▶ [WRITTEN PROBLEM] Will you repeat only the lines from the one with "Output the Python" through the one with "import plotly.graph_objects as go", both included, leaving every picture out?

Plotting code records
:::::
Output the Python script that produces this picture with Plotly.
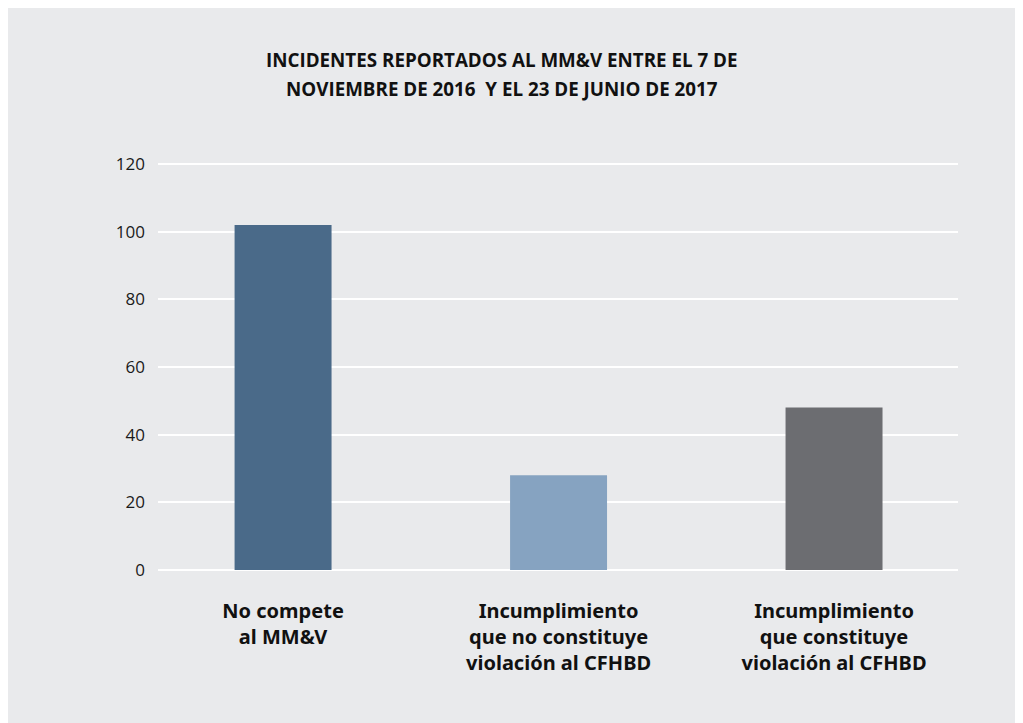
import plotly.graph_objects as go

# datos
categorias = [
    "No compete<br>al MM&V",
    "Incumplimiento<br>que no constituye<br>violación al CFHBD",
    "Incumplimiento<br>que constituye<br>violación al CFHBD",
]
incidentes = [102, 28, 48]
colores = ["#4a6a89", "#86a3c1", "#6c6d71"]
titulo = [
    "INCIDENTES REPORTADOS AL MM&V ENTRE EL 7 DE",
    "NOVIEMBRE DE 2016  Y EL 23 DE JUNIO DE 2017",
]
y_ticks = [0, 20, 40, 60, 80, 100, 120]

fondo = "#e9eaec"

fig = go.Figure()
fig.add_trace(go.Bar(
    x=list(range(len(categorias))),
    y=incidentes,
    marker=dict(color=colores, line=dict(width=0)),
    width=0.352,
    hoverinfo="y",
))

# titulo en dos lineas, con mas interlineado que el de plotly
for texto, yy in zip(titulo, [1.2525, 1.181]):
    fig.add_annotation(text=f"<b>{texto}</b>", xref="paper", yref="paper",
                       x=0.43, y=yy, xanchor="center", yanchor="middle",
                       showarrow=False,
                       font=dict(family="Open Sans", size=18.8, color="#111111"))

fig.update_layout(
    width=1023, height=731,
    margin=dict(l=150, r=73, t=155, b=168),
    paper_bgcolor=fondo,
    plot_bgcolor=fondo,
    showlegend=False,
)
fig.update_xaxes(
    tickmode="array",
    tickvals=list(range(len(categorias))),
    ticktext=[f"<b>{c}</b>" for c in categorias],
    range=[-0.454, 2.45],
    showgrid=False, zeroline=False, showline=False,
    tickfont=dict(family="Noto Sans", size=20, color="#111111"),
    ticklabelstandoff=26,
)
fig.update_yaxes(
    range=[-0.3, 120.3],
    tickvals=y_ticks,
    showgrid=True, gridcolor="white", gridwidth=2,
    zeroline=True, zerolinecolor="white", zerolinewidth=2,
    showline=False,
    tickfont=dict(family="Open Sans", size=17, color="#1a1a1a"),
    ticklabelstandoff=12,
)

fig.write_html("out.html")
:::::
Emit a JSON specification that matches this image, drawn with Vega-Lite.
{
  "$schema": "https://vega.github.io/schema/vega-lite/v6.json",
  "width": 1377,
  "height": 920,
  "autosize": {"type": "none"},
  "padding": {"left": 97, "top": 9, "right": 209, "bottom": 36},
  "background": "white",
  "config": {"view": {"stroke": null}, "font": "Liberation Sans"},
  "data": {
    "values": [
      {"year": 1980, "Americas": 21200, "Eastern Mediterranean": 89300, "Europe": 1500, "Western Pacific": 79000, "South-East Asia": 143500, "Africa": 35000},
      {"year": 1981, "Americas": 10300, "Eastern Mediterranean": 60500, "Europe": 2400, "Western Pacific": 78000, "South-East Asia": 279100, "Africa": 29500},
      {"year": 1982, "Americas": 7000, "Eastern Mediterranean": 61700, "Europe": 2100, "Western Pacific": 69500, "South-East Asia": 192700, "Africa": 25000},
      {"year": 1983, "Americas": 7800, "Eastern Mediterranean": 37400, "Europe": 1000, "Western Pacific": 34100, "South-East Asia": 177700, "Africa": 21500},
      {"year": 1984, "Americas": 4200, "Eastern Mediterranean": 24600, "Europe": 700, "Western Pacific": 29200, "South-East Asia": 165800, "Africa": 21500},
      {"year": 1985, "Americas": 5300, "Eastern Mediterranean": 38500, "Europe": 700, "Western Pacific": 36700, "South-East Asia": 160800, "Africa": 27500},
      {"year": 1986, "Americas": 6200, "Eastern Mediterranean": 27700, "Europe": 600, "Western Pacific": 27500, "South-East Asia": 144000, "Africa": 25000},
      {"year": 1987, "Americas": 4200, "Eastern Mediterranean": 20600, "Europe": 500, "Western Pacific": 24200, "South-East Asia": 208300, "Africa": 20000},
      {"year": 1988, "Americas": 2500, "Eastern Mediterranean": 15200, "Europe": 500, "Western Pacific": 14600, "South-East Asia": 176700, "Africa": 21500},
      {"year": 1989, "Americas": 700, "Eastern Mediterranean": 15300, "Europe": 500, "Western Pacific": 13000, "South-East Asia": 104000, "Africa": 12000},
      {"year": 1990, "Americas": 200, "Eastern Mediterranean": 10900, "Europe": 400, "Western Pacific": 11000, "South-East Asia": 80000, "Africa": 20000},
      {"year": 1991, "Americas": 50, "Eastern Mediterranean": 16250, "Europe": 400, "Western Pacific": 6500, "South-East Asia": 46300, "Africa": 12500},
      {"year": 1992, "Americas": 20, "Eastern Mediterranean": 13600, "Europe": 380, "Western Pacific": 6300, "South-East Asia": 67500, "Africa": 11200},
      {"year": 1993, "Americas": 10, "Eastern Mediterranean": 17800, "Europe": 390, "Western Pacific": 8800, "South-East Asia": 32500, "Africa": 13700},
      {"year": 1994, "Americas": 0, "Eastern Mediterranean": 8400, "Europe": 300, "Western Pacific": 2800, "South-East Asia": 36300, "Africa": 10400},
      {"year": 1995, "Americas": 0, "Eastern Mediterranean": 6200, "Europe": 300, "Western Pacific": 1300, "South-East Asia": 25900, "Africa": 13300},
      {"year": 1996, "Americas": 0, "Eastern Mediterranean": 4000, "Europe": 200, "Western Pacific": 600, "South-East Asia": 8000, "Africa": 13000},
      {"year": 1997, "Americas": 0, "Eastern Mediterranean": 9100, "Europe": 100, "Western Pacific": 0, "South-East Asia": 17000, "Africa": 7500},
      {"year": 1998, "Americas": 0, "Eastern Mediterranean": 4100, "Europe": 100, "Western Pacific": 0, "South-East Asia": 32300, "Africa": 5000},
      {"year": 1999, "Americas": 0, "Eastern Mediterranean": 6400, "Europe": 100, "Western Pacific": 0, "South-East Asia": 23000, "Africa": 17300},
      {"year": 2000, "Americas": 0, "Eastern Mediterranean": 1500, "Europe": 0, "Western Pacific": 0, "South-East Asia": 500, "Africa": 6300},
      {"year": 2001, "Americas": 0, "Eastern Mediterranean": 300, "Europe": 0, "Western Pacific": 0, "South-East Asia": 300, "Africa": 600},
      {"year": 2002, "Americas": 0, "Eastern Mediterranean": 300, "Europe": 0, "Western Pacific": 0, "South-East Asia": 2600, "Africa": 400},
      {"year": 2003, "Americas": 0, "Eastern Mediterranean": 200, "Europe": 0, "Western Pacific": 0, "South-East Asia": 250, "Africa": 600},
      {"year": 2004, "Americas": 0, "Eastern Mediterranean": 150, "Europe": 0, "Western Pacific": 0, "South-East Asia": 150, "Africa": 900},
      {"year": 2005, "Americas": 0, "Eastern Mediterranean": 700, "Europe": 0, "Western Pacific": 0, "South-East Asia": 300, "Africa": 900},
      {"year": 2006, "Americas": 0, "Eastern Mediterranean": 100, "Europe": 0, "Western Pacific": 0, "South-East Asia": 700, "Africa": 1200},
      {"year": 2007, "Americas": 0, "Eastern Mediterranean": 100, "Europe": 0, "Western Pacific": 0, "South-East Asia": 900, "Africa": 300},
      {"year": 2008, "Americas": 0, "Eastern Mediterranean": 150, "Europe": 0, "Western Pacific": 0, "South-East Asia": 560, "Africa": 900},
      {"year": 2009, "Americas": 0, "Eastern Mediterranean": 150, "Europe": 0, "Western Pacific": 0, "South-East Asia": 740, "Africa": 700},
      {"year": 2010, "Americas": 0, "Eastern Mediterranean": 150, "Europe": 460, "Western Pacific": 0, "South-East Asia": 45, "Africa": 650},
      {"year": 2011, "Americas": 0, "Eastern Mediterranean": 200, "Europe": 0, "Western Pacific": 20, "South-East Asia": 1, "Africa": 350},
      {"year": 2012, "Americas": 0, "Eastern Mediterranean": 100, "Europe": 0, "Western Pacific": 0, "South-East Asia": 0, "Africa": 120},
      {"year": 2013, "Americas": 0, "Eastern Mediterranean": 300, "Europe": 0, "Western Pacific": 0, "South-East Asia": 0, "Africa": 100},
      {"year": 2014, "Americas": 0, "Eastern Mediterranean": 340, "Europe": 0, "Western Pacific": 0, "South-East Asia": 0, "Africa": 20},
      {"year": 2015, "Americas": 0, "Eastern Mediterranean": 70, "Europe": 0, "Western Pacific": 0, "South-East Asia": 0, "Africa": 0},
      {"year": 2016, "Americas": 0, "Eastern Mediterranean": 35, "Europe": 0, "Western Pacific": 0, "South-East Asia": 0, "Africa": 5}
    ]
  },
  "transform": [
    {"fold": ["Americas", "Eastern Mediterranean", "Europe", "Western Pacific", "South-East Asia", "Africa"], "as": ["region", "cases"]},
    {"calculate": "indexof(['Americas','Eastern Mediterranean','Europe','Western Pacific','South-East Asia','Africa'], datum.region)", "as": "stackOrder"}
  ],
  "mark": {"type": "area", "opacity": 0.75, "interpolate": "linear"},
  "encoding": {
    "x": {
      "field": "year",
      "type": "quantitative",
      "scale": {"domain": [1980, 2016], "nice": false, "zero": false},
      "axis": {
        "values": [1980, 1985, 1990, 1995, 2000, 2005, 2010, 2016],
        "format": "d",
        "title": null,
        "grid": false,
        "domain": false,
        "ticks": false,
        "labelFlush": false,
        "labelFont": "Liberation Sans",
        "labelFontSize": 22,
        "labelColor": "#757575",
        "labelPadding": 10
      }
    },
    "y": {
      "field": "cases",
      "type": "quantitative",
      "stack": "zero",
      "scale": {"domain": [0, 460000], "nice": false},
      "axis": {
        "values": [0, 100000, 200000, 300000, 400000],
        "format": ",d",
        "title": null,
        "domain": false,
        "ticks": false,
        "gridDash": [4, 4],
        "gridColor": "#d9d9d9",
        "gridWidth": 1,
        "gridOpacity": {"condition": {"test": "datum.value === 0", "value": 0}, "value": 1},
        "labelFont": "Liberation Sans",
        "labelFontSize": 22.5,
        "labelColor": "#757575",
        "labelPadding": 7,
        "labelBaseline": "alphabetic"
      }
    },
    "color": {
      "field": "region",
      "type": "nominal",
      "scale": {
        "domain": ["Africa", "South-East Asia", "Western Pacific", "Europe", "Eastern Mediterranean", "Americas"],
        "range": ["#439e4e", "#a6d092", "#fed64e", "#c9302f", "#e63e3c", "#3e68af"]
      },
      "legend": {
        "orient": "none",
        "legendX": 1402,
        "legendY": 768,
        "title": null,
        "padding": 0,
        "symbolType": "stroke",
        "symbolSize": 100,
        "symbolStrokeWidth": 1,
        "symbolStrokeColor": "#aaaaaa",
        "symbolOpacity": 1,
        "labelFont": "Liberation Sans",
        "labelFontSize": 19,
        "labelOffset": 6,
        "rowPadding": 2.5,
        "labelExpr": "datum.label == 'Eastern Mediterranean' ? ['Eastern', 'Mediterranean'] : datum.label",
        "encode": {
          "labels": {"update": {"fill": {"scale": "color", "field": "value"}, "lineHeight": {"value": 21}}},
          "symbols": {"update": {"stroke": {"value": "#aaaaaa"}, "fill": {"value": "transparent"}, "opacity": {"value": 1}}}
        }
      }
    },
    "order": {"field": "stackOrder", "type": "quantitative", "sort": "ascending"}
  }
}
:::::
▶ [WRITTEN REPLY]
Output the Python script that produces this picture with Plotly.
import plotly.graph_objects as go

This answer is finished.